Gatekeepers’ Last Gasp: Journalists Know Information

April 17, 2009

The Guardian (a UK dead tree publication) ran Seth Finkelstein’s “Shutdown of Wikia Search Proves Empty Rhetoric of Collaboration” here. I enjoyed the idea, the argument, and the writing. On the surface, the failure of the collaborative, people-fueled search system Wikia is a news story. In fact, in appropriate journalistic garb, the guts of the argument could be used in a first year writing class:

This strategy of mining user-generated discontent foundered in trying to monetise those sentiments. As anyone in politics can attest, it’s easy to have a crowd rant about dangers and to generate press coverage, but harder to turn those feelings into something vaguely useful. And, contrary to many pundits who have sought to find some way that Wikia Search could be said to have affected Google, there is no evidence it had any effect whatsoever. While Google’s “SearchWiki” interface has an obviously similar name, beyond that possible bit of marketing the underlying system is much more about personalisation than presenting results to others.

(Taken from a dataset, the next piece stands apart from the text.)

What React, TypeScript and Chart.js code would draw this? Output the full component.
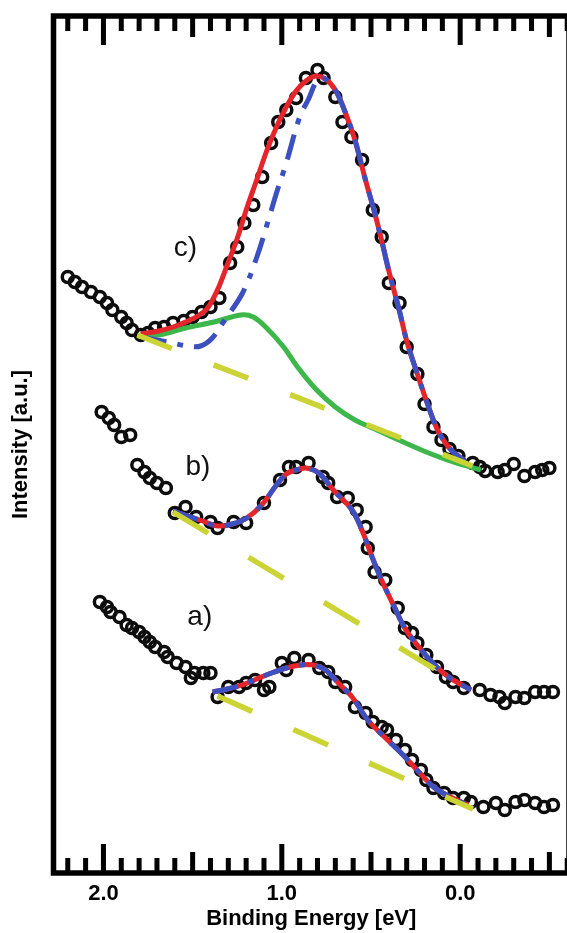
import React, { useEffect, useRef } from 'react';
import { Chart, registerables } from 'chart.js';

Chart.register(...registerables);

type P = [number, number];

// ---- axis text ----
const xTickValues = [2, 1, 0];
const xTickLabels = ['2.0', '1.0', '0.0'];
const xTitle = 'Binding Energy [eV]';
const yTitle = 'Intensity [a.u.]';

// ---- curve labels (binding energy, intensity) ----
const curveLabels = ['a)', 'b)', 'c)'];
const curveLabelX = [1.46, 1.47, 1.54];
const curveLabelY = [25.6, 40.6, 62.5];

// ---- spectrum c ----
const cData: P[] = [
  [2.20, 59.6], [2.16, 59.1], [2.12, 58.6], [2.07, 58.1], [2.02, 57.6], [1.98, 57.0], [1.95, 56.3],
  [1.90, 55.6], [1.87, 55.0], [1.84, 54.3], [1.79, 53.8], [1.75, 54.0], [1.71, 54.5], [1.66, 54.6],
  [1.61, 55.0], [1.55, 55.2], [1.50, 55.6], [1.45, 56.1], [1.40, 56.6], [1.35, 57.5], [1.29, 61.0],
  [1.25, 62.6], [1.21, 65.0], [1.16, 66.8], [1.11, 69.6], [1.06, 73.0], [1.02, 75.1], [0.975, 76.3],
  [0.92, 77.5], [0.865, 79.5], [0.80, 80.3], [0.766, 79.5], [0.70, 77.6], [0.66, 75.1], [0.61, 73.6],
  [0.55, 71.3], [0.49, 66.3], [0.44, 63.6], [0.40, 59.0], [0.34, 57.0], [0.30, 52.6], [0.24, 49.9],
  [0.20, 46.9], [0.15, 44.6], [0.105, 43.3], [0.06, 42.4], [0.01, 41.7], [-0.07, 41.0], [-0.11, 40.6],
  [-0.14, 40.2], [-0.21, 40.1], [-0.25, 40.3], [-0.30, 40.9], [-0.36, 39.7], [-0.42, 40.1], [-0.46, 40.3],
  [-0.50, 40.5],
];
const cFit: P[] = [
  [1.791, 53.9], [1.691, 54.2], [1.609, 54.6], [1.526, 55.2], [1.471, 55.7], [1.416, 56.5], [1.361, 58.3],
  [1.306, 60.8], [1.251, 63.4], [1.196, 66.5], [1.141, 69.3], [1.085, 72.2], [1.030, 74.6], [0.975, 76.6],
  [0.920, 78.2], [0.865, 79.2], [0.810, 79.7], [0.755, 79.4], [0.700, 78.3], [0.645, 76.1], [0.590, 73.3],
  [0.534, 69.5], [0.479, 66.0], [0.441, 63.3], [0.397, 60.0], [0.342, 56.3], [0.298, 53.1], [0.242, 50.0],
  [0.187, 47.1], [0.132, 44.5], [0.083, 43.0], [0.039, 42.1], [-0.028, 41.2],
];
const cPeak: P[] = [
  [1.79, 53.6], [1.64, 53.1], [1.53, 52.7], [1.455, 52.7], [1.39, 53.5], [1.32, 55.3], [1.22, 58.0],
  [1.14, 61.6], [1.07, 65.6], [1.03, 68.0], [0.975, 71.0], [0.90, 75.6], [0.85, 77.4], [0.80, 79.3],
  [0.755, 79.4], [0.700, 78.3], [0.645, 76.1], [0.590, 73.3], [0.534, 69.5], [0.479, 66.0], [0.441, 63.3],
  [0.397, 60.0], [0.342, 56.3], [0.298, 53.1], [0.242, 50.0], [0.187, 47.1], [0.132, 44.5], [0.083, 43.0],
  [0.039, 42.1], [-0.028, 41.2],
];
const cShoulder: P[] = [
  [1.81, 53.7], [1.69, 53.8], [1.54, 54.5], [1.38, 55.1], [1.23, 55.8], [1.16, 55.6], [1.085, 54.5],
  [0.99, 52.6], [0.92, 50.8], [0.81, 48.4], [0.70, 46.6], [0.59, 45.3], [0.479, 44.4], [0.369, 43.5],
  [0.204, 42.2], [0.039, 41.1], [-0.116, 40.3],
];
const cBackground: P[] = [[1.81, 53.8], [-0.07, 40.7]];

// ---- spectrum b ----
const bData: P[] = [
  [2.01, 46.1], [1.97, 45.5], [1.94, 44.8], [1.90, 43.6], [1.85, 43.8], [1.81, 40.8], [1.77, 40.1],
  [1.74, 39.5], [1.70, 39.0], [1.65, 38.5], [1.60, 36.0], [1.54, 36.6], [1.48, 35.6], [1.40, 35.1],
  [1.36, 34.5], [1.27, 35.1], [1.20, 35.0], [1.10, 37.0], [1.01, 39.3], [0.96, 40.6], [0.92, 40.6],
  [0.85, 41.0], [0.77, 39.6], [0.74, 39.0], [0.69, 37.6], [0.63, 37.5], [0.58, 36.3], [0.53, 34.6],
  [0.518, 32.5], [0.48, 30.1], [0.42, 29.3], [0.35, 26.5], [0.31, 24.5], [0.27, 24.0], [0.24, 23.0],
  [0.19, 21.8], [0.13, 20.6], [0.08, 19.6], [0.04, 19.1], [-0.02, 18.5], [-0.11, 18.3], [-0.17, 17.8],
  [-0.22, 17.6], [-0.25, 17.0], [-0.31, 17.6], [-0.36, 17.5], [-0.42, 18.1], [-0.47, 18.1], [-0.52, 18.1],
];
const bFit: P[] = [
  [1.609, 36.2], [1.526, 35.7], [1.444, 35.2], [1.361, 34.7], [1.278, 34.9], [1.196, 35.5], [1.113, 36.8],
  [1.030, 38.8], [0.975, 39.9], [0.920, 40.3], [0.865, 40.5], [0.793, 40.0], [0.711, 38.3], [0.606, 36.3],
  [0.551, 34.3], [0.496, 31.7], [0.441, 29.3], [0.369, 26.6], [0.314, 24.6], [0.259, 23.2], [0.204, 22.0],
  [0.149, 20.9], [0.094, 20.0], [0.039, 19.3], [-0.061, 18.3],
];
const bBackground: P[] = [[1.61, 36.1], [-0.083, 18.0]];

// ---- spectrum a ----
const aData: P[] = [
  [2.02, 27.1], [1.98, 26.6], [1.96, 26.1], [1.91, 25.6], [1.87, 24.8], [1.84, 24.5], [1.80, 24.1],
  [1.77, 23.6], [1.74, 23.1], [1.71, 22.6], [1.66, 22.1], [1.64, 21.6], [1.59, 21.0], [1.54, 20.6],
  [1.51, 19.5], [1.49, 20.0], [1.44, 20.0], [1.40, 20.0], [1.36, 17.6], [1.30, 18.6], [1.24, 18.6],
  [1.20, 19.0], [1.15, 19.3], [1.10, 18.3], [1.07, 18.6], [1.00, 21.0], [0.975, 20.3], [0.93, 21.5],
  [0.85, 21.3], [0.79, 20.5], [0.74, 20.1], [0.70, 19.1], [0.645, 18.6], [0.59, 16.6], [0.53, 16.0],
  [0.49, 15.1], [0.44, 14.6], [0.41, 14.3], [0.36, 13.3], [0.31, 12.3], [0.27, 11.3], [0.22, 10.3],
  [0.19, 9.3], [0.15, 8.5], [0.09, 8.0], [0.04, 7.5], [-0.02, 7.5], [-0.06, 7.1], [-0.13, 6.6],
  [-0.20, 7.0], [-0.25, 6.3], [-0.31, 7.1], [-0.36, 7.3], [-0.42, 7.0], [-0.47, 6.6], [-0.52, 6.8],
];
const aFit: P[] = [
  [1.388, 18.1], [1.306, 18.4], [1.223, 18.8], [1.141, 19.4], [1.058, 20.0], [0.975, 20.5], [0.893, 20.8],
  [0.821, 20.8], [0.755, 20.3], [0.683, 19.0], [0.606, 17.6], [0.518, 15.3], [0.424, 13.6], [0.331, 12.0],
  [0.242, 10.3], [0.149, 8.6], [0.055, 7.6], [-0.044, 6.8],
];
const aBackground: P[] = [[1.361, 17.7], [-0.072, 6.4]];

// ---- styling ----
const FONT = "'Liberation Sans', Arial, Helvetica, sans-serif";
const RED = '#e3262b';
const BLUE = '#3c50c0';
const GREEN = '#3db74a';
const YELLOW = '#cbd335';

const toXY = (arr: P[]) => arr.map(([x, y]) => ({ x, y }));

const points = (arr: P[]) => ({
  data: toXY(arr),
  showLine: false,
  pointRadius: 5.5,
  pointHoverRadius: 5.5,
  pointBorderWidth: 3.5,
  pointBorderColor: '#0d0d0d',
  pointBackgroundColor: 'rgba(0,0,0,0)',
  order: 10,
});

const curve = (arr: P[], color: string, dash: number[], order: number, tension = 0.35, width = 5) => ({
  data: toXY(arr),
  showLine: true,
  pointRadius: 0,
  pointHoverRadius: 0,
  borderColor: color,
  backgroundColor: color,
  borderWidth: width,
  borderDash: dash,
  tension,
  fill: false,
  order,
});

const framePlugin = {
  id: 'frameTicks',
  afterDatasetsDraw(chart: any) {
    const { ctx, chartArea: a, scales } = chart;
    const x = scales.x;
    ctx.save();
    ctx.strokeStyle = '#000';
    ctx.lineWidth = 5;
    ctx.lineCap = 'butt';
    for (let i = -6; i <= 22; i++) {
      const px = x.getPixelForValue(i / 10);
      if (px < a.left + 4) continue;
      const len = i % 10 === 0 ? 29 : i % 5 === 0 ? 21 : 15;
      ctx.beginPath();
      ctx.moveTo(px, a.bottom);
      ctx.lineTo(px, a.bottom - len);
      ctx.moveTo(px, a.top);
      ctx.lineTo(px, a.top + len);
      ctx.stroke();
    }
    ctx.lineWidth = 5.5;
    ctx.lineJoin = 'miter';
    ctx.strokeRect(a.left, a.top, a.right - a.left, a.bottom - a.top);
    ctx.restore();
  },
};

const labelPlugin = {
  id: 'curveLabels',
  afterDatasetsDraw(chart: any) {
    const { ctx, scales } = chart;
    ctx.save();
    ctx.fillStyle = '#111';
    ctx.font = `28px ${FONT}`;
    ctx.textAlign = 'center';
    ctx.textBaseline = 'middle';
    curveLabels.forEach((t, i) => {
      ctx.fillText(t, scales.x.getPixelForValue(curveLabelX[i]), scales.y.getPixelForValue(curveLabelY[i]));
    });
    ctx.restore();
  },
};

export default function App() {
  const ref = useRef<HTMLCanvasElement | null>(null);

  useEffect(() => {
    if (!ref.current) return;
    const chart = new Chart(ref.current, {
      type: 'scatter',
      data: {
        datasets: [
          points(cData),
          points(bData),
          points(aData),
          curve(cShoulder, GREEN, [], 3),
          curve(cFit, RED, [], 2),
          curve(bFit, RED, [], 2),
          curve(aFit, RED, [], 2),
          curve(cPeak, BLUE, [26, 11, 6, 11], 1),
          curve(bFit, BLUE, [26, 11, 6, 11], 1),
          curve(aFit, BLUE, [26, 11, 6, 11], 1),
          curve(cBackground, YELLOW, [37, 45], 0, 0, 5.5),
          curve(bBackground, YELLOW, [41, 47], 0, 0, 5.5),
          curve(aBackground, YELLOW, [38, 45], 0, 0, 5.5),
        ] as any,
      },
      options: {
        animation: false,
        responsive: false,
        devicePixelRatio: 1,
        events: [],
        layout: { padding: { top: 16, left: 0, right: 0, bottom: 0 } },
        plugins: { legend: { display: false }, tooltip: { enabled: false } },
        scales: {
          x: {
            type: 'linear',
            reverse: true,
            min: -0.61,
            max: 2.28,
            grid: { display: false, drawTicks: false },
            border: { display: false },
            afterBuildTicks: (s: any) => {
              s.ticks = xTickValues.map((v) => ({ value: v }));
            },
            afterFit: (s: any) => {
              s.height = 60;
            },
            ticks: {
              autoSkip: false,
              maxRotation: 0,
              minRotation: 0,
              padding: 8,
              color: '#000',
              font: { family: FONT, size: 22, weight: 'bold' },
              callback: (_v: any, i: number) => xTickLabels[i] ?? '',
            },
            title: {
              display: true,
              text: xTitle,
              color: '#000',
              font: { family: FONT, size: 22, weight: 'bold' },
              padding: { top: 0, bottom: 1 },
            },
          },
          y: {
            type: 'linear',
            min: 0,
            max: 85.7,
            grid: { display: false, drawTicks: false },
            border: { display: false },
            ticks: { display: false },
            afterFit: (s: any) => {
              s.width = 53.5;
            },
            title: {
              display: true,
              text: yTitle,
              color: '#000',
              font: { family: FONT, size: 22, weight: 'bold' },
              padding: { top: 8, bottom: 0 },
            },
          },
        },
      } as any,
      plugins: [framePlugin, labelPlugin],
    });
    return () => chart.destroy();
  }, []);

  return (
    <div
      style={{
        position: 'absolute',
        left: 0,
        top: 0,
        width: 567,
        height: 933,
        overflow: 'hidden',
        background: '#fff',
      }}
    >
      <canvas ref={ref} width={578} height={933} style={{ display: 'block', width: 578, height: 933 }} />
    </div>
  );
}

How delicious! “Vaguely useful.”

When I think about this article in the context of the fire fight now raging about online information and the traditional media (aka “dead tree outfits”), I chuckled. The article does a very good job of making clear that a gatekeeper has to step forward and impose order on the unruly crowd. Indeed. As civil disorder peppers cities from Athens to Zagreb, order is useful.

On one hand, Google seems to be the outfit best suited to manage the search side of the world. Whom do you suppose should handle the information side? Mr. Finkelstein’s approach left this addled goose with the idea that newspapers and publishers are the ideal candidates to tidy up the messy information businesses.

I have no idea who will craft “a representative trajectory of Web evangelism”. I do have a hunch that the dead tree crowd will have some ideas and expect to be paid to perform this valuable service.